* **Task instructions**: Output the first line of the listing and each line after it, up to and including the line that contains "ax = fig.add_axes([0, 0, 1, 1])", exactly as written, minus the pictures.

* **Recorded information**:
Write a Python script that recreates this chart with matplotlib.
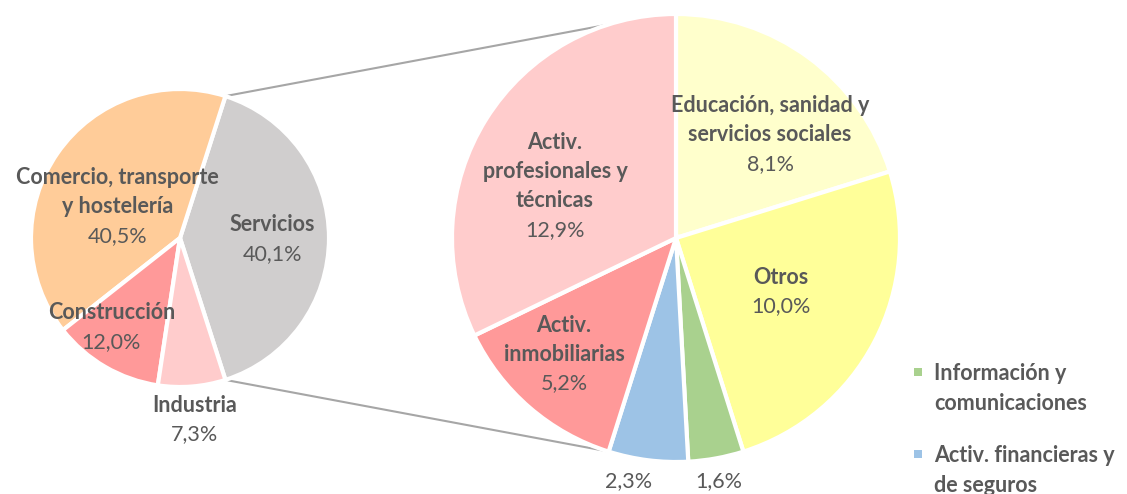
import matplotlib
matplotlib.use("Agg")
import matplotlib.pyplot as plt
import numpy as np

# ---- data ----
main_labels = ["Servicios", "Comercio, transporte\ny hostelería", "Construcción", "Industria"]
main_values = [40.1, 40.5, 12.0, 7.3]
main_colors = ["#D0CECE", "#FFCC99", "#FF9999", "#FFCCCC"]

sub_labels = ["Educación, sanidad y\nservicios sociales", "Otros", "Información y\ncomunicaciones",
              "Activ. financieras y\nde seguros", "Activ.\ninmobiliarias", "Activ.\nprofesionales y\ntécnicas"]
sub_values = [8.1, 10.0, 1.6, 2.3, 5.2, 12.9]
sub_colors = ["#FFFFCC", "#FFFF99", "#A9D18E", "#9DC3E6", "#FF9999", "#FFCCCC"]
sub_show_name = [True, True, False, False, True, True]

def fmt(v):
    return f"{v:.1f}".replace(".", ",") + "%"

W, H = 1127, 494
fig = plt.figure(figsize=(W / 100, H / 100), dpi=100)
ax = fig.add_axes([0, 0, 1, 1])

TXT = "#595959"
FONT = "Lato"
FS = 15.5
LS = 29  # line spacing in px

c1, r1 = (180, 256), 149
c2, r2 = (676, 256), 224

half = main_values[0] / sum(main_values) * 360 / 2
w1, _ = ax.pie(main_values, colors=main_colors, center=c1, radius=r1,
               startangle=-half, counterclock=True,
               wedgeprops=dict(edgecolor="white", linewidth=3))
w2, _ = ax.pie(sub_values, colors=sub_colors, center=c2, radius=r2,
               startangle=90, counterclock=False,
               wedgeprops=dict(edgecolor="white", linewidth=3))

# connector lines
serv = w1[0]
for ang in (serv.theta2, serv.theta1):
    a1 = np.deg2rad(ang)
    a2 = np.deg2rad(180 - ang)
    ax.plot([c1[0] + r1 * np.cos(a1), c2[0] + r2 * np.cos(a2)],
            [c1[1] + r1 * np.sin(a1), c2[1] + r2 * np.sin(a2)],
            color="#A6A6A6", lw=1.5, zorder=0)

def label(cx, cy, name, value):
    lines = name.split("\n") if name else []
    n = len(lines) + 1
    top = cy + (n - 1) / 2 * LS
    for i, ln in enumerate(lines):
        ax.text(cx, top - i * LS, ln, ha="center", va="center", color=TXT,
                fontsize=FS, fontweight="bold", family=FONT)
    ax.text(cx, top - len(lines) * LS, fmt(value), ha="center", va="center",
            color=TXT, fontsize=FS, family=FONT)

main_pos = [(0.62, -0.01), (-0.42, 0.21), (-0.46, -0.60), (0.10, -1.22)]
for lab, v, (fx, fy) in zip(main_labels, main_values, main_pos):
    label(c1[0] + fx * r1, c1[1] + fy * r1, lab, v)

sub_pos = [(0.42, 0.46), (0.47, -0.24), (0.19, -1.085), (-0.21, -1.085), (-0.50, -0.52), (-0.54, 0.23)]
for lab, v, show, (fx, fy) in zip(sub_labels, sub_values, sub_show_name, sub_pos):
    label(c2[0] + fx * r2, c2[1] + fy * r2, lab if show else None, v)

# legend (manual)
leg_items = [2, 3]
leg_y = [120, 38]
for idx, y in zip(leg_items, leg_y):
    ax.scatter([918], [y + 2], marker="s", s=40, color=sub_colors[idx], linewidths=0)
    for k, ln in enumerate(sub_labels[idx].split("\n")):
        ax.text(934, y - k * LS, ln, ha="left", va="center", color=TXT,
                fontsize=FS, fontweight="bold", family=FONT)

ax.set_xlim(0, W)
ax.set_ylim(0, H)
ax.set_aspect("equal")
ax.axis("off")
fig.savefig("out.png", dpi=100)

* **Task output**:
Write a Python script that recreates this chart with matplotlib.
import matplotlib
matplotlib.use("Agg")
import matplotlib.pyplot as plt
import numpy as np

# ---- data ----
main_labels = ["Servicios", "Comercio, transporte\ny hostelería", "Construcción", "Industria"]
main_values = [40.1, 40.5, 12.0, 7.3]
main_colors = ["#D0CECE", "#FFCC99", "#FF9999", "#FFCCCC"]

sub_labels = ["Educación, sanidad y\nservicios sociales", "Otros", "Información y\ncomunicaciones",
              "Activ. financieras y\nde seguros", "Activ.\ninmobiliarias", "Activ.\nprofesionales y\ntécnicas"]
sub_values = [8.1, 10.0, 1.6, 2.3, 5.2, 12.9]
sub_colors = ["#FFFFCC", "#FFFF99", "#A9D18E", "#9DC3E6", "#FF9999", "#FFCCCC"]
sub_show_name = [True, True, False, False, True, True]

def fmt(v):
    return f"{v:.1f}".replace(".", ",") + "%"

W, H = 1127, 494
fig = plt.figure(figsize=(W / 100, H / 100), dpi=100)
ax = fig.add_axes([0, 0, 1, 1])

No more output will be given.